Thinking about my post yesterday, one in which I reflected on the apparent vacuity of existence, to be, as Bob Dylan once sang, like a rolling stone, no direction, no home, and how the universe is, in so many ways, precisely like that, here for billions of years then, in the space of more billions of years, returned to darkness, I was rereading this morning the ancient Germanic saga Beowulf. If you do not know this work, I recommend you read it; the movie made about it some years ago does not capture the fluidity and excitement of the story it unfolds. It is a tale of fantasy and intrigue wrapped in the rich undercurrents of ancient Danish and Icelandic lore.

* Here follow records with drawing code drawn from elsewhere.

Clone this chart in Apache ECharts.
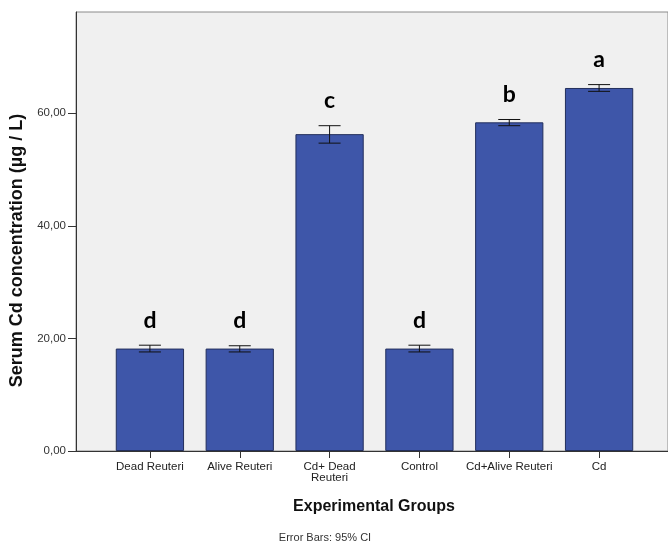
<!DOCTYPE html>
<html><head><meta charset="utf-8">
<script src="https://cdn.jsdelivr.net/npm/echarts@6/dist/echarts.min.js"></script>
<style>html,body{margin:0;padding:0;background:#fff}#c{width:668px;height:548px}</style>
</head><body><div id="c"></div>
<script>
const categories = ['Dead Reuteri', 'Alive Reuteri', 'Cd+ Dead\nReuteri', 'Control', 'Cd+Alive Reuteri', 'Cd'];
const means = [18.2, 18.2, 56.3, 18.2, 58.4, 64.5];
const ciLow = [17.6, 17.6, 54.7, 17.6, 57.8, 63.9];
const ciHigh = [18.8, 18.7, 57.8, 18.8, 58.9, 65.1];
const letters = ['d', 'd', 'c', 'd', 'b', 'a'];
const yTicks = [0, 20, 40, 60];
const yMax = 78;

const chart = echarts.init(document.getElementById('c'), null, {renderer: 'canvas'});
const fmt = v => v.toFixed(2).replace('.', ',');
const errData = categories.map((c, i) => [i, ciLow[i], ciHigh[i], letters[i]]);

chart.setOption({
  animation: false,
  backgroundColor: '#ffffff',
  title: {
    text: 'Error Bars: 95% CI',
    left: 320, top: 527, textAlign: 'center',
    textStyle: {fontFamily: 'Liberation Sans', fontSize: 11, fontWeight: 'normal', color: '#333'}
  },
  grid: [
    {left: 76, right: -10, top: 12, bottom: 97, show: true, backgroundColor: '#f0f0f0', borderColor: '#8a8a8a', borderWidth: 1},
    {left: 105, right: 24, top: 12, bottom: 97}
  ],
  xAxis: [
    {gridIndex: 0, type: 'value', min: 0, max: 1,
     axisLine: {show: true, lineStyle: {color: '#333', width: 1}},
     axisTick: {show: false}, axisLabel: {show: false}, splitLine: {show: false},
     name: 'Experimental Groups', nameLocation: 'middle', nameGap: 48,
     nameTextStyle: {fontFamily: 'Liberation Sans', fontSize: 16, fontWeight: 'bold', color: '#111', padding: [0, 0, 0, 4]}},
    {gridIndex: 1, type: 'category', data: categories,
     axisLine: {show: false},
     axisTick: {show: true, alignWithLabel: true, length: 7, lineStyle: {color: '#333'}},
     axisLabel: {fontFamily: 'Liberation Sans', fontSize: 11.5, color: '#222', margin: 10, lineHeight: 11, interval: 0}}
  ],
  yAxis: [
    {gridIndex: 0, type: 'value', min: 0, max: yMax,
     axisLine: {show: true, lineStyle: {color: '#333', width: 1}},
     axisTick: {show: true, length: 8, lineStyle: {color: '#333'}, customValues: yTicks},
     axisLabel: {fontFamily: 'Liberation Sans', fontSize: 11.5, color: '#333', margin: 10, formatter: fmt, customValues: yTicks},
     splitLine: {show: false},
     name: 'Serum Cd concentration (µg / L)', nameLocation: 'middle', nameGap: 48,
     nameTextStyle: {fontFamily: 'Liberation Sans', fontSize: 18, fontWeight: 'bold', color: '#111', padding: [0, 38, 0, 0]}},
    {gridIndex: 1, type: 'value', min: 0, max: yMax, show: false}
  ],
  series: [
    {type: 'bar', xAxisIndex: 1, yAxisIndex: 1, data: means, barWidth: '76%',
     itemStyle: {color: '#3e56a9', borderColor: '#232f5c', borderWidth: 1}},
    {type: 'custom', xAxisIndex: 1, yAxisIndex: 1, data: errData, z: 10,
     renderItem: function (params, api) {
       const x = api.value(0);
       const lo = api.coord([x, api.value(1)]);
       const hi = api.coord([x, api.value(2)]);
       const hw = 11;
       const st = {stroke: '#111', lineWidth: 1};
       return {type: 'group', children: [
         {type: 'line', shape: {x1: hi[0], y1: hi[1], x2: lo[0], y2: lo[1]}, style: st},
         {type: 'line', shape: {x1: hi[0] - hw, y1: hi[1], x2: hi[0] + hw, y2: hi[1]}, style: st},
         {type: 'line', shape: {x1: lo[0] - hw, y1: lo[1], x2: lo[0] + hw, y2: lo[1]}, style: st},
         {type: 'text', x: hi[0], y: hi[1] - 25,
          style: {text: api.value(3), align: 'center', verticalAlign: 'middle',
                  font: 'bold 23px Lato', fill: '#000'}}
       ]};
     }}
  ]
});
</script></body></html>
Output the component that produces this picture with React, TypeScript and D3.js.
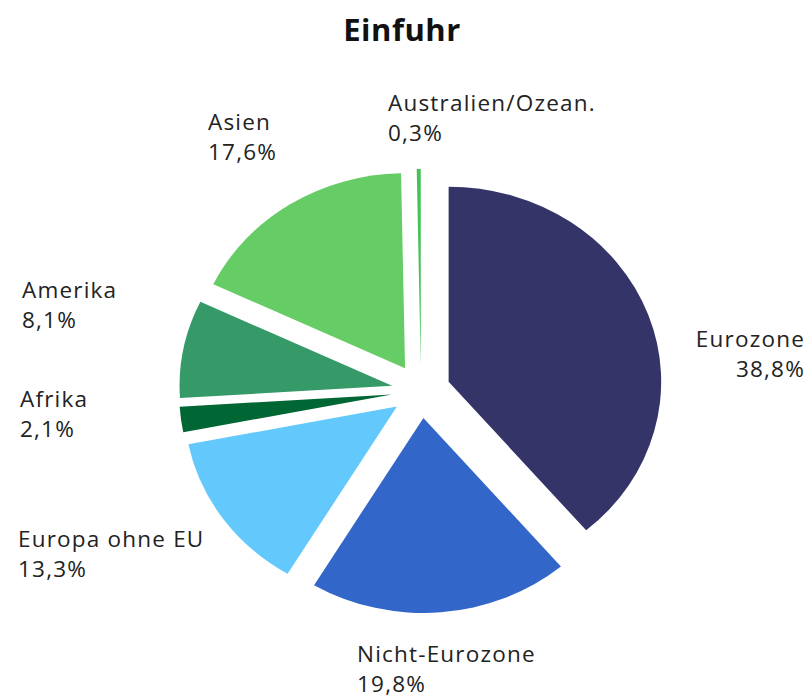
import * as d3 from "d3";
import { useEffect, useRef } from "react";

// Anteile der Einfuhr nach Regionen (Prozent)
const regions = [
  "Eurozone",
  "Nicht-Eurozone",
  "Europa ohne EU",
  "Afrika",
  "Amerika",
  "Asien",
  "Australien/Ozean.",
];
const shares = [38.8, 19.8, 13.3, 2.1, 8.1, 17.6, 0.3];
const valueLabels = ["38,8%", "19,8%", "13,3%", "2,1%", "8,1%", "17,6%", "0,3%"];
const colors = [
  "#353468",
  "#3366c9",
  "#63c8fb",
  "#006633",
  "#359a68",
  "#66cc66",
  "#45c257",
];

// Platzierung der Beschriftungen (Layout)
const labelLayout: { x: number; y: number; anchor: string }[] = [
  { x: 805, y: 347, anchor: "end" },
  { x: 357, y: 662, anchor: "start" },
  { x: 18, y: 547, anchor: "start" },
  { x: 20, y: 407, anchor: "start" },
  { x: 22, y: 298, anchor: "start" },
  { x: 208, y: 130, anchor: "start" },
  { x: 388, y: 111, anchor: "start" },
];

export default function App() {
  const svgRef = useRef<SVGSVGElement | null>(null);

  useEffect(() => {
    if (!svgRef.current) return;
    const width = 810;
    const height = 699;
    const cx = 421;
    const cy = 391;
    const radius = 195;
    const explode = 27;
    const stretchX = 1.09;

    const svg = d3.select(svgRef.current);
    svg.selectAll("*").remove();

    svg
      .append("rect")
      .attr("width", width)
      .attr("height", height)
      .attr("fill", "#fff");

    svg
      .append("text")
      .attr("x", 402)
      .attr("y", 41)
      .attr("text-anchor", "middle")
      .attr("font-family", "'Open Sans', sans-serif")
      .attr("font-weight", 700)
      .attr("font-size", 31)
      .attr("letter-spacing", 0.5)
      .attr("fill", "#111")
      .text("Einfuhr");

    const data = regions.map((name, i) => ({ name, value: shares[i], i }));
    const pie = d3
      .pie<{ name: string; value: number; i: number }>()
      .value((d) => d.value)
      .sort(null)
      .startAngle(0)
      .endAngle(2 * Math.PI);
    const arcs = pie(data);
    const arc = d3
      .arc<d3.PieArcDatum<{ name: string; value: number; i: number }>>()
      .innerRadius(0)
      .outerRadius(radius);

    const g = svg
      .append("g")
      .attr("transform", `translate(${cx},${cy}) scale(${stretchX},1)`);

    g.selectAll("path")
      .data(arcs)
      .enter()
      .append("path")
      .attr("d", arc)
      .attr("fill", (d) => colors[d.data.i])
      .attr("transform", (d) => {
        const mid = (d.startAngle + d.endAngle) / 2;
        return `translate(${Math.sin(mid) * explode},${-Math.cos(mid) * explode})`;
      });

    const labels = svg
      .append("g")
      .attr("font-family", "'Open Sans', sans-serif")
      .attr("font-size", 22.5)
      .attr("letter-spacing", 1.2)
      .attr("fill", "#222");

    regions.forEach((name, i) => {
      const p = labelLayout[i];
      const t = labels
        .append("text")
        .attr("x", p.x)
        .attr("y", p.y)
        .attr("text-anchor", p.anchor);
      t.append("tspan").attr("x", p.x).text(name);
      t.append("tspan").attr("x", p.x).attr("dy", 29.5).text(valueLabels[i]);
    });
  }, []);

  return (
    <svg
      ref={svgRef}
      width={810}
      height={699}
      viewBox="0 0 810 699"
      style={{ position: "absolute", left: 0, top: 0, display: "block" }}
    />
  );
}
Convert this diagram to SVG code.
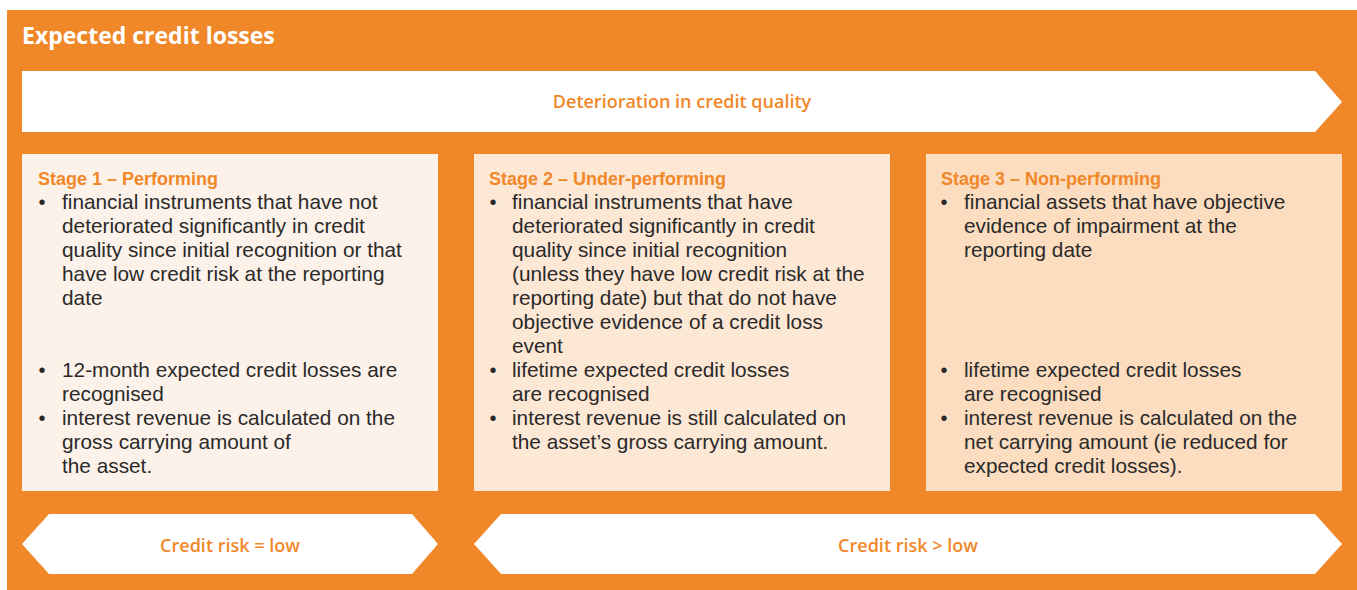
<svg xmlns="http://www.w3.org/2000/svg" width="1357" height="590" viewBox="0 0 1357 590">
<style>
.bg{fill:#F0882A}
.band{fill:#FFFFFF}
.lbl{font-family:"Open Sans","Liberation Sans",sans-serif;font-weight:600;font-size:18px;fill:#F0882A;text-anchor:middle}
.title{font-family:"Open Sans","Liberation Sans",sans-serif;font-weight:700;font-size:23px;fill:#FFFFFF}
.head{font-family:"Liberation Sans",Arial,sans-serif;font-weight:700;font-size:18px;fill:#F0882A}
.body{font-family:"Liberation Sans",Arial,sans-serif;font-weight:400;font-size:20.8px;fill:#2A2A2A}
.bul{font-family:"Liberation Sans",Arial,sans-serif;font-size:20px;fill:#2A2A2A;text-anchor:middle}
</style>
<rect class="bg" x="7" y="10" width="1350" height="580"/>
<g id="title"><text class="title" x="22" y="44">Expected credit losses</text></g>
<g id="deterioration">
<polygon class="band" points="22,71 1315,71 1342,102 1315,132 22,132"/>
<text class="lbl" x="682" y="108">Deterioration in credit quality</text>
</g>
<g id="stage1">
<rect x="22" y="154" width="416" height="337" fill="#FDF2E9"/>
<text class="head" x="38" y="185">Stage 1 – Performing</text>
<text class="bul" x="42" y="209">•</text>
<text class="bul" x="42" y="377">•</text>
<text class="bul" x="42" y="425">•</text>
<text class="body">
<tspan x="62" y="209">financial instruments that have not</tspan>
<tspan x="62" y="233">deteriorated significantly in credit</tspan>
<tspan x="62" y="257">quality since initial recognition or that</tspan>
<tspan x="62" y="281">have low credit risk at the reporting</tspan>
<tspan x="62" y="305">date</tspan>
<tspan x="62" y="377">12-month expected credit losses are</tspan>
<tspan x="62" y="401">recognised</tspan>
<tspan x="62" y="425">interest revenue is calculated on the</tspan>
<tspan x="62" y="449">gross carrying amount of</tspan>
<tspan x="62" y="473">the asset.</tspan>
</text>
</g>
<g id="stage2">
<rect x="474" y="154" width="416" height="337" fill="#FDE7D5"/>
<text class="head" x="489" y="185">Stage 2 – Under-performing</text>
<text class="bul" x="493" y="209">•</text>
<text class="bul" x="493" y="377">•</text>
<text class="bul" x="493" y="425">•</text>
<text class="body">
<tspan x="512" y="209">financial instruments that have</tspan>
<tspan x="512" y="233">deteriorated significantly in credit</tspan>
<tspan x="512" y="257">quality since initial recognition</tspan>
<tspan x="512" y="281">(unless they have low credit risk at the</tspan>
<tspan x="512" y="305">reporting date) but that do not have</tspan>
<tspan x="512" y="329">objective evidence of a credit loss</tspan>
<tspan x="512" y="353">event</tspan>
<tspan x="512" y="377">lifetime expected credit losses</tspan>
<tspan x="512" y="401">are recognised</tspan>
<tspan x="512" y="425">interest revenue is still calculated on</tspan>
<tspan x="512" y="449">the asset’s gross carrying amount.</tspan>
</text>
</g>
<g id="stage3">
<rect x="926" y="154" width="416" height="337" fill="#FCDDBF"/>
<text class="head" x="941" y="185">Stage 3 – Non-performing</text>
<text class="bul" x="944" y="209">•</text>
<text class="bul" x="944" y="377">•</text>
<text class="bul" x="944" y="425">•</text>
<text class="body">
<tspan x="964" y="209">financial assets that have objective</tspan>
<tspan x="964" y="233">evidence of impairment at the</tspan>
<tspan x="964" y="257">reporting date</tspan>
<tspan x="964" y="377">lifetime expected credit losses</tspan>
<tspan x="964" y="401">are recognised</tspan>
<tspan x="964" y="425">interest revenue is calculated on the</tspan>
<tspan x="964" y="449">net carrying amount (ie reduced for</tspan>
<tspan x="964" y="473">expected credit losses).</tspan>
</text>
</g>
<g id="risk-low">
<polygon class="band" points="22,544 49,514 412,514 438,544 412,574 49,574"/>
<text class="lbl" x="230" y="552">Credit risk = low</text>
</g>
<g id="risk-high">
<polygon class="band" points="474,544 501,514 1315,514 1342,544 1315,574 501,574"/>
<text class="lbl" x="908" y="552">Credit risk &gt; low</text>
</g>
<g id="connectors"/>
</svg>
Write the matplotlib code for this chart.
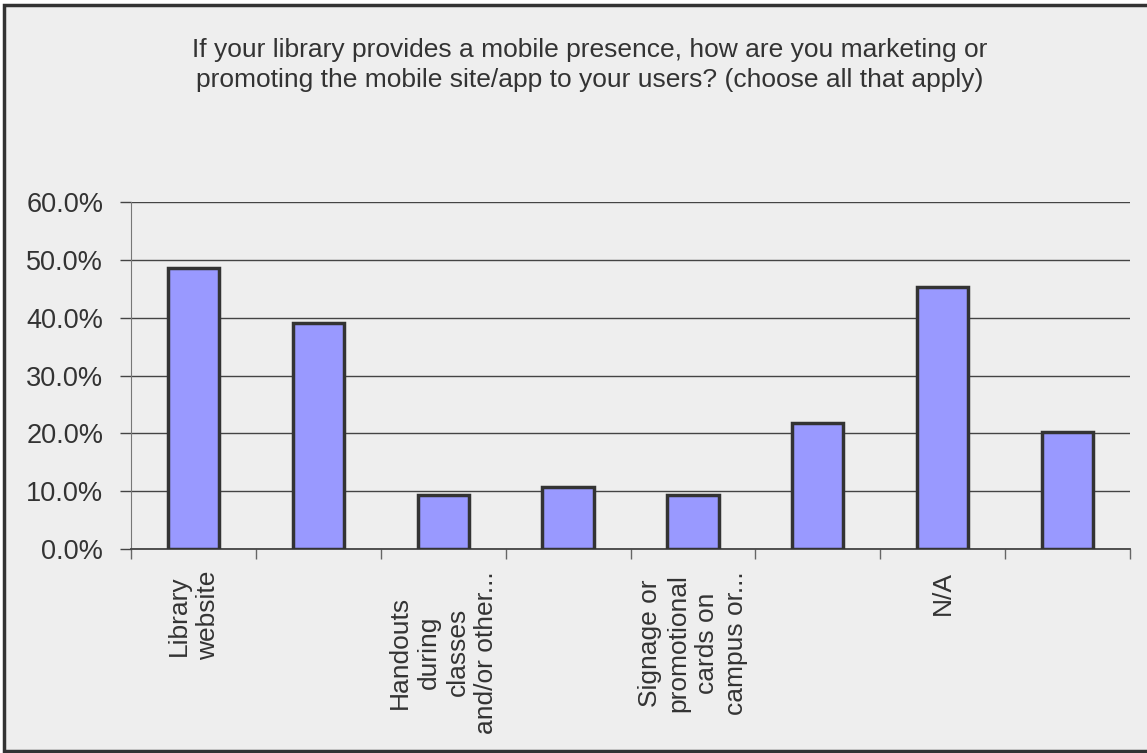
import numpy as np
import matplotlib.pyplot as plt
from matplotlib.patches import Rectangle
from matplotlib.ticker import PercentFormatter

# survey answers (only every other label is printed on the axis)
categories = [
    "Library\nwebsite",
    "",
    "Handouts\nduring\nclasses\nand/or other...",
    "",
    "Signage or\npromotional\ncards on\ncampus or...",
    "",
    "N/A",
    "",
]
shares = [0.486, 0.391, 0.093, 0.108, 0.093, 0.218, 0.453, 0.202]
y_ticks = [0.0, 0.1, 0.2, 0.3, 0.4, 0.5, 0.6]

TITLE = ("If your library provides a mobile presence, how are you marketing or\n"
         "promoting the mobile site/app to your users? (choose all that apply)")

BG = "#eeeeee"
TEXT = "#333333"

fig = plt.figure(figsize=(11.47, 7.53), dpi=100, facecolor="white")

# outer chart frame, kept behind the axes
fig.patches.append(Rectangle((4 / 1147, 2 / 753), 1.01, 746 / 753,
                             transform=fig.transFigure, facecolor=BG,
                             edgecolor="#333333", linewidth=2.5, zorder=-5))

ax = fig.add_axes([131 / 1147, 1 - 549 / 753, 999 / 1147, 347 / 753])
ax.set_facecolor(BG)

x = np.arange(len(shares))
ax.bar(x, shares, width=0.41, color="#9999ff", edgecolor="#333333",
       linewidth=2.5, zorder=3)

ax.set_xlim(-0.5, len(shares) - 0.5)
ax.set_ylim(0, 0.6)
ax.set_yticks(y_ticks)
ax.yaxis.set_major_formatter(PercentFormatter(1.0, decimals=1))
ax.grid(axis="y", color="#444444", linewidth=1, zorder=1)

# ticks sit on the category boundaries
ax.set_xticks(np.arange(len(shares) + 1) - 0.5)
ax.set_xticklabels([])
ax.tick_params(axis="x", length=7, width=1, color="#666666")
ax.tick_params(axis="y", length=8, width=1, color="#444444",
               labelsize=19.5, labelcolor=TEXT, pad=12)
for lbl in ax.get_yticklabels():
    lbl.set_family(["Liberation Sans", "DejaVu Sans"])

for s in ["top", "right"]:
    ax.spines[s].set_visible(False)
ax.spines["left"].set_color("#777777")
ax.spines["bottom"].set_color("#444444")
ax.spines["bottom"].set_linewidth(1.3)

# rotated category labels under their bars
for xi, name in zip(x, categories):
    if not name:
        continue
    ax.annotate(name, xy=(xi, 0), xycoords=("data", "axes fraction"),
                xytext=(0, -22), textcoords="offset pixels",
                rotation=90, ha="center", va="top", multialignment="center",
                fontsize=19, color=TEXT, linespacing=1.24,
                family=["Liberation Sans", "DejaVu Sans"])

fig.text(590 / 1147, 1 - 65 / 753, TITLE, ha="center", va="center",
         fontsize=19, color=TEXT, linespacing=1.28,
         family=["Liberation Sans Narrow", "Liberation Sans", "DejaVu Sans"])

fig.savefig("out.png", dpi=100, facecolor="white")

At any rate, one thing that caught my eye, at least this time, was the way that the poem conveys the rhythmic flow of existence, birth, life, death, birth, life, death, over and over, and that despite the heroics of Beowulf in killing the dragon, in the end, he, too, died, left to be buried on a hill overlooking the sea. Though his life was grand and will be long remembered, when it was over, Beowulf was alone, apart, journeying through a vast, distant, and mortally unfathomable eternity: like a rolling stone.
If we believe in an eternity, something which I suspect most of us would like to think exists, that although this earthly life will one day end, life itself will in some way continue, we would hope, I think, that it is more than travel through an unfathomably dark emptiness. I would bet that we would like for this eternity to at least have a face, to have a means to experience it with passion and feeling, that it would not be incomprehensible but rather something into which we feel perfectly at home, not like a rolling stone. It would be an eternity made for us.
After all, as finite creatures, how could we ever expect to make our own?